- Died: 2003
- Other names: The New Sheriff; The Preacher; NX2;
- Occupation: CIA official
- Known for: played a role in the CIA's torture program

= Charlie Wise =

American interrogator & torturer

Charlie Wise was a Central Intelligence Agency official who played a role in the agency's torture program. Prior to his resignation, in 2003, Wise was the CIA's Chief of Interrogations.

Wise is said to have been one of the few individuals who were officially authorized to use the torture technique known as Waterboarding.

In December 2014, when the Senate's Intelligence Committee released a 600-page summary of its report on the CIA's use of torture, The Washington Post reported that Wise had called the program a “train [wreck] waiting to happen”. They reported he said “I intend to get the hell off the train before it happens.” According to The Washington Post, he subsequently voluntarily left the program, and resigned from the CIA.

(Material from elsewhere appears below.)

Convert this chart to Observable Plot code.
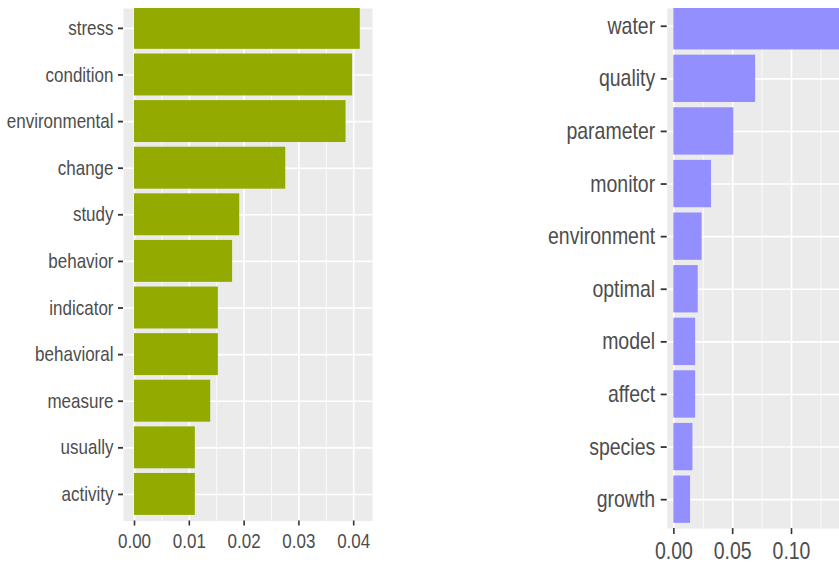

However, on January 25, 2020, while testifying before a Guantanamo Military Commission over his own role in the torture program, outside psychologist James Mitchell said Wise was more extreme than he was, that he went far beyond the authorized techniques. Mitchell testified that he was one of the whistleblowers who reported Wise to the CIA's Inspector General. Mitchell testified that CIA HQ reassigned Wise after receiving those reports.

Mitchell testified that, when he arrived at the torture sites, Wise referred to himself as "the New Sheriff", symbolic of Wise's plans to take over the program.

According to The Washington Post, Wise had played a role in interrogations that used torture, in Beirut.
According to The Guardian Wise had taught The Contras how to torture, in Nicaragua.
According to Vice magazine Wise was responsible for introducing "rectal feeding", a technique tantamount to anal rape, into interrogations.

Wise suffered a fatal heart attack weeks after his resignation.